In 1892, the magazine publisher Daniel Sharp Ford (whose uber-patriotic children’s magazine, The Youth’s Companion, published writing from the likes of Mark Twain and Emily Dickinson) came up with a scheme. He wanted to capture new readers and solicit more subscriptions by selling flags, teaming up with an organization dedicated to putting a flag above every school in America.

Ford’s marketing man, James B. Upham, decided that the best way to spur demand for flags was to create an inspired ritual that required a flag and to make that ritual’s performance the emblem of patriotism in America. Upham hired a Baptist minister named Francis Bellamy to write a pledge that children could recite together every morning, and stipulated that it had to be 15 seconds or less.

A flag raised for the Pledge of Allegiance

Soon after drafting the initial pledge—“I pledge allegiance to my Flag and to the Republic for which it stands, one nation, indivisible, with liberty and justice for all”—Bellamy was invited to speak at a national convention of school superintendents. At the conference, Bellamy pitched a mass performance of the pledge as a showpiece of the forthcoming inaugural Columbus Day celebration, which was to honor the 400th anniversary of Christopher Columbus “discovering” America.

The pitch was a hit, and the flag campaign was off and running. By the end of 1892, the magazine had sold flags to over 26,000 schools across the country.

Children reciting the pledge initially accompanied their words with a military-style salute named after Bellamy—one arm pitched straight out at a 45-degree angle with the palm facing downward. But as tensions with Germany grew in the 1930s, so did unease over the Nazi-esque salute, and in 1942, an act of Congress replaced the salute with today’s more pacifist hand-over-heart gesture.

Veterans standing during the pledge

Another controversy over the pledge, which continues to this day, is the addition President Dwight D. Eisenhower made in 1954, when he inserted “one nation, under God” into the pledge, in an effort to show muscle against supposed communist sympathizers in the U.S. government.
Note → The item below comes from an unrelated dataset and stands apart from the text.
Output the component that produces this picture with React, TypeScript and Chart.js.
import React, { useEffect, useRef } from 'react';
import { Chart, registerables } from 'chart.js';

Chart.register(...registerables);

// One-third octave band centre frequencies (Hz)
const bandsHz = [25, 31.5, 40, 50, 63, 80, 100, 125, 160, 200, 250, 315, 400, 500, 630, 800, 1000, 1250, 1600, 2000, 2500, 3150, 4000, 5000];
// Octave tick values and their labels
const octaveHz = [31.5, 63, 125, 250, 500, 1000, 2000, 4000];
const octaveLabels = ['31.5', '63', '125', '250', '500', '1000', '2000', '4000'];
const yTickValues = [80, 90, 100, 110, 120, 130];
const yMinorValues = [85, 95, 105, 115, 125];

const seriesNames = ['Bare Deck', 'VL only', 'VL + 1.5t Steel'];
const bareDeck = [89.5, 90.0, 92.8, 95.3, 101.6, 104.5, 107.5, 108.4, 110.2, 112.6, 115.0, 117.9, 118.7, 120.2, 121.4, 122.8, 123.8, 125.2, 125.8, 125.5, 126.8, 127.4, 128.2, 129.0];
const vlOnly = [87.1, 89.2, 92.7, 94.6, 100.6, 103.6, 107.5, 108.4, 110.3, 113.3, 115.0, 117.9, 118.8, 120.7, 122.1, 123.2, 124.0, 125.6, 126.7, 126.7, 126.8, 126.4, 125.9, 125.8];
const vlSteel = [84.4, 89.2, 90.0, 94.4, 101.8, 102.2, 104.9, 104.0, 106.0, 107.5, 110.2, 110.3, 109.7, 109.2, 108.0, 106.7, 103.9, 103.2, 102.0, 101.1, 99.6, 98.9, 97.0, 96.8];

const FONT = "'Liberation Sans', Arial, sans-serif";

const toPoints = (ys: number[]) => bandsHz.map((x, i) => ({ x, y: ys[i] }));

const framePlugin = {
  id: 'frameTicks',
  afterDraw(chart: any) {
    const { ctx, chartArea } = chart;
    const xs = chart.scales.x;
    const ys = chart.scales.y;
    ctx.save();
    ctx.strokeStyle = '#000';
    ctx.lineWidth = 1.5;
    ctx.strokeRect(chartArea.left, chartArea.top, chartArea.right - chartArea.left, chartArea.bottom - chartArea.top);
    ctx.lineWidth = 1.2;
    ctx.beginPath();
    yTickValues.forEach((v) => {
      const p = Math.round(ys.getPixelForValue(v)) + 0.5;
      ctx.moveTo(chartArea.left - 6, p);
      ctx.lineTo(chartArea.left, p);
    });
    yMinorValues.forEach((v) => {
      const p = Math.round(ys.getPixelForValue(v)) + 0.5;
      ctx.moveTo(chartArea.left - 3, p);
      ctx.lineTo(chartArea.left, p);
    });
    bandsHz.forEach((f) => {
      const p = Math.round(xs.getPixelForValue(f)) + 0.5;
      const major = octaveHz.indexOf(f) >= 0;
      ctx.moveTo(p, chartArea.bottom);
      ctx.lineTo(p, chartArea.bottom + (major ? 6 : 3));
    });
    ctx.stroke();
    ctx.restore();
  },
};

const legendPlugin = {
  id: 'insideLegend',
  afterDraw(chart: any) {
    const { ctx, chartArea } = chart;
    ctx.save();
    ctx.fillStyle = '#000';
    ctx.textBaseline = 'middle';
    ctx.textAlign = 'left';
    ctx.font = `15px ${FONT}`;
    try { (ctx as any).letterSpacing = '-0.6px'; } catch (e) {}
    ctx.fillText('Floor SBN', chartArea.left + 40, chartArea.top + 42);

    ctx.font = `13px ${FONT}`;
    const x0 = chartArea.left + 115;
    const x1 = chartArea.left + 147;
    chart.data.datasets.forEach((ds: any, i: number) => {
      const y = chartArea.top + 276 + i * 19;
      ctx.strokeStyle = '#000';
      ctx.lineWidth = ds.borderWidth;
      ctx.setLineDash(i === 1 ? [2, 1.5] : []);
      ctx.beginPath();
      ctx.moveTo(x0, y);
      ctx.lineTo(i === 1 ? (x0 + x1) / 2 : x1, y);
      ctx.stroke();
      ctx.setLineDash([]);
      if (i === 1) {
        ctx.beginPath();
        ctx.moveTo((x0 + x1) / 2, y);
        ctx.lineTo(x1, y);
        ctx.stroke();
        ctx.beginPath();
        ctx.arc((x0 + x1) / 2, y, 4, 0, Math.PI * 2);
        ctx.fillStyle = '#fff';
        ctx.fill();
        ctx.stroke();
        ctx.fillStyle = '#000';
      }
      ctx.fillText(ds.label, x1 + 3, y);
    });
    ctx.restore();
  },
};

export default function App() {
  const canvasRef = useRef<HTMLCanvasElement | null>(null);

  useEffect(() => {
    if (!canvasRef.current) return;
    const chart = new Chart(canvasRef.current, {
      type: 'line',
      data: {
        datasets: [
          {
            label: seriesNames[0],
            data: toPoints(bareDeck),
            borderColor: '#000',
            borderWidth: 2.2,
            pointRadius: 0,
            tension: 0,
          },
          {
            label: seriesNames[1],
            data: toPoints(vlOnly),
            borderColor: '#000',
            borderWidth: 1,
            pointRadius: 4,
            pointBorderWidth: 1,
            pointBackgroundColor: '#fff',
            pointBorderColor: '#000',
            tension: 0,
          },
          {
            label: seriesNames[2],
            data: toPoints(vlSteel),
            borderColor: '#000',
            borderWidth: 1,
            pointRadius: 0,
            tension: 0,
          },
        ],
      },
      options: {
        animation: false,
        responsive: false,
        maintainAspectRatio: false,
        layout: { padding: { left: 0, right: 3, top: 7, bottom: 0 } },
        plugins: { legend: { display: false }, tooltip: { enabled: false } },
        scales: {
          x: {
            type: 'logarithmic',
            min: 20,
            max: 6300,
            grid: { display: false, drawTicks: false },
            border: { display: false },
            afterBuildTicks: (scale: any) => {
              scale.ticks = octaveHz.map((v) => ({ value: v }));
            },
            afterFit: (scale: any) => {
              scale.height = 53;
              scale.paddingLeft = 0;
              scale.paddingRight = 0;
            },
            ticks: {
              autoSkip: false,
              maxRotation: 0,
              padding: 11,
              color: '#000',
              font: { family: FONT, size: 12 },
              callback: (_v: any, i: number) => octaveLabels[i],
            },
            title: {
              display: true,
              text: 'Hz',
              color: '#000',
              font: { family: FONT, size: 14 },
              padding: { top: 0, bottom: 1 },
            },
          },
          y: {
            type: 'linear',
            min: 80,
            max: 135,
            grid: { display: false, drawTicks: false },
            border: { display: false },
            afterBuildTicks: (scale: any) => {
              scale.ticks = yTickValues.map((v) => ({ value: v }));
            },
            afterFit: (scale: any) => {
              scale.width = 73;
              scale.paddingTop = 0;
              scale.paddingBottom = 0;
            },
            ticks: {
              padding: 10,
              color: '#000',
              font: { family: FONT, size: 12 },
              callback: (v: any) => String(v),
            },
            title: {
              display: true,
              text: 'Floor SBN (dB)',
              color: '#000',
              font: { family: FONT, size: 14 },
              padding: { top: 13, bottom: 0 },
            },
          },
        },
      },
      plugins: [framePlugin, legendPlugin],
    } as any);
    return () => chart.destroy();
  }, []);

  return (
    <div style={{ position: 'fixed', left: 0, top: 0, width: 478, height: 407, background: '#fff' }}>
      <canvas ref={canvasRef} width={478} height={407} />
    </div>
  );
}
Numerous lawsuits have been brought against the pledge, in which plaintiffs claim being forced to say the pledge, or having their children forced to recite it, saying it violates their right to freedom of speech and freedom from religion.
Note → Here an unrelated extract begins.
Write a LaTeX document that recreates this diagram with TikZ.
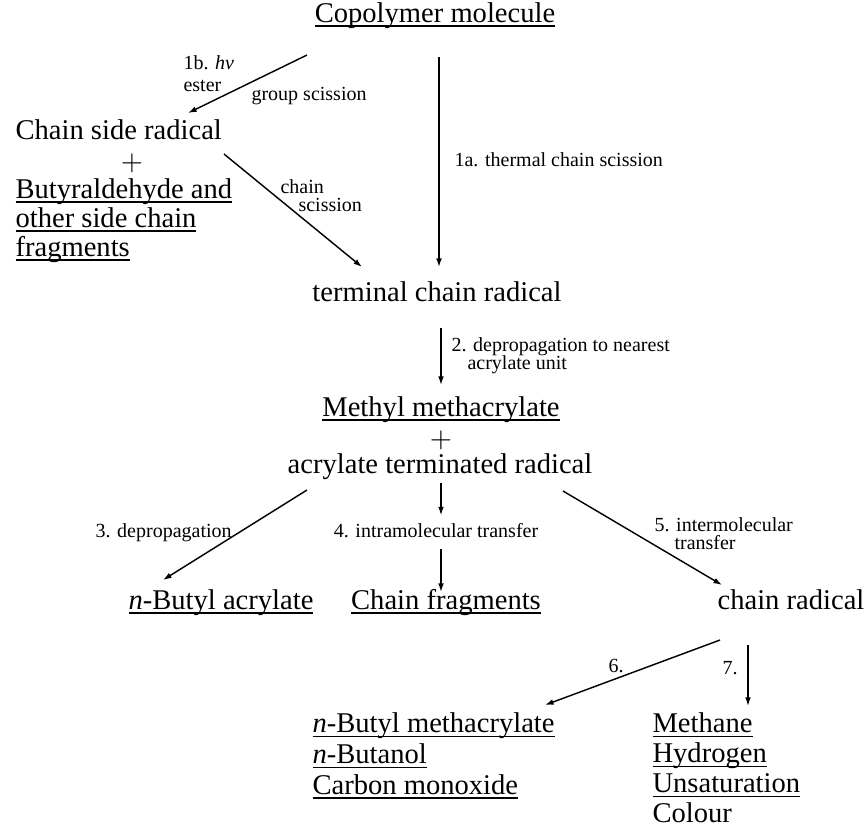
\documentclass[tikz,border=0pt]{standalone}
\usepackage{fontspec}
\setmainfont{Liberation Serif}
\usetikzlibrary{arrows.meta,positioning,calc}
\lineskiplimit=-10pt
% underline close under the baseline, as printed
\newcommand\uln[1]{\setbox0\hbox{#1}\rlap{\rule[-1.6pt]{\wd0}{0.45pt}}\box0}

\begin{document}
\begin{tikzpicture}[
  x=0.35pt, y=-0.35pt,
  mol/.style={inner sep=0pt, anchor=base, font=\fontsize{10}{10.2}\selectfont},
  lst/.style={inner sep=0pt, anchor=base west, align=left,
              font=\fontsize{10}{10.4}\selectfont},
  lbl/.style={inner sep=0pt, anchor=base west, align=left,
              font=\fontsize{7}{7.6}\selectfont},
  arr/.style={-{Latex[length=3pt,width=2pt]}, line width=0.5pt}
]
\useasboundingbox (0,0) rectangle (868,825);

% species (multi-line nodes sit on their last line)
\node[mol] (cop) at (435,22) {\uln{Copolymer molecule}};
\node[mol, anchor=base west] (side) at (15,139) {Chain side radical};
\node[mol] (plus1) at (132,170) {$+$};
\node[lst, font=\fontsize{10}{10.15}\selectfont] (frag) at (15,256)
  {\uln{Butyraldehyde and}\\\uln{other side chain}\\\uln{fragments}};
\node[mol] (term) at (437,301) {terminal chain radical};
\node[mol] (mma) at (441,416) {\uln{Methyl methacrylate}};
\node[mol] (plus2) at (441,447) {$+$};
\node[mol] (acr) at (440,473) {acrylate terminated radical};
\node[mol] (nba) at (221,609) {\uln{\textit{n}-Butyl acrylate}};
\node[mol] (cfr) at (446,609) {\uln{Chain fragments}};
\node[mol] (crad) at (791,609) {chain radical};
\node[lst, font=\fontsize{10}{10.7}\selectfont] (prodA) at (312,794)
  {\uln{\textit{n}-Butyl methacrylate}\\\uln{\textit{n}-Butanol}\\\uln{Carbon monoxide}};
\node[lst] (prodB) at (652,822)
  {\uln{Methane}\\\uln{Hydrogen}\\\uln{Unsaturation}\\Colour};

% step labels
\node[lbl, font=\fontsize{7}{7.7}\selectfont] (l1b) at (183,91) {1b. \textit{hν}\\ester};
\node[lbl] (l1bb) at (251,100) {group scission};
\node[lbl] (l1a) at (454,166) {1a. thermal chain scission};
\node[lbl, font=\fontsize{7}{6}\selectfont] (lcs) at (280,211)
  {chain\\\hspace*{6.3pt}scission};
\node[lbl, font=\fontsize{7}{6}\selectfont] (l2) at (451,369)
  {2. depropagation to nearest\\\hspace*{5.6pt}acrylate unit};
\node[lbl] (l3) at (95,537) {3. depropagation};
\node[lbl, anchor=base] (l4) at (436,537) {4. intramolecular transfer};
\node[lbl, font=\fontsize{7}{6.3}\selectfont] (l5) at (654,549)
  {5. intermolecular\\\hspace*{7pt}transfer};
\node[lbl, anchor=base] (l6) at (616,672) {6.};
\node[lbl, anchor=base] (l7) at (730,674) {7.};

% reactions
\draw[arr] ($(cop.base)+(-128,33)$) -- ($(side.base west)+(173,-26)$);
\draw[arr] ($(cop.base)+(4,35)$) -- ($(term.base)+(2,-34)$);
\draw[arr] ($(side.base west)+(209,15)$) -- ($(term.base)+(-75,-34)$);
\draw[arr] ($(term.base)+(4,27)$) -- ($(mma.base)+(0,-31)$);
\draw[arr] ($(acr.base)+(-133,17)$) -- ($(nba.base)+(-58,-29)$);
\draw[arr] ($(acr.base)+(1,10)$) -- ($(l4.north)+(5,-7)$);
\draw[arr] ($(l4.south)+(5,11)$) -- ($(cfr.base)+(-5,-17)$);
\draw[arr] ($(acr.base)+(123,18)$) -- ($(crad.base)+(-69,-24)$);
\draw[arr] ($(crad.base)+(-71,31)$) -- ($(prodA.base west)+(233,-89)$);
\draw[arr] ($(crad.base)+(-43,36)$) -- ($(prodB.base west)+(96,-116)$);
\end{tikzpicture}
\end{document}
As controversial as the pledge has long been, and as long as it has endured, you might wonder what ever happened to the magazine that spawned the enterprise in an effort to expand its readership. After reaching a peak circulation of over half of one million subscribers by 1897, interest in the magazine began to drop after World War I, and by 1925, only 250,000 subscribers remained. In 1929, The Youth’s Companion was quietly sold to a rival publication, American Boy, although its most famous piece of prose would live on.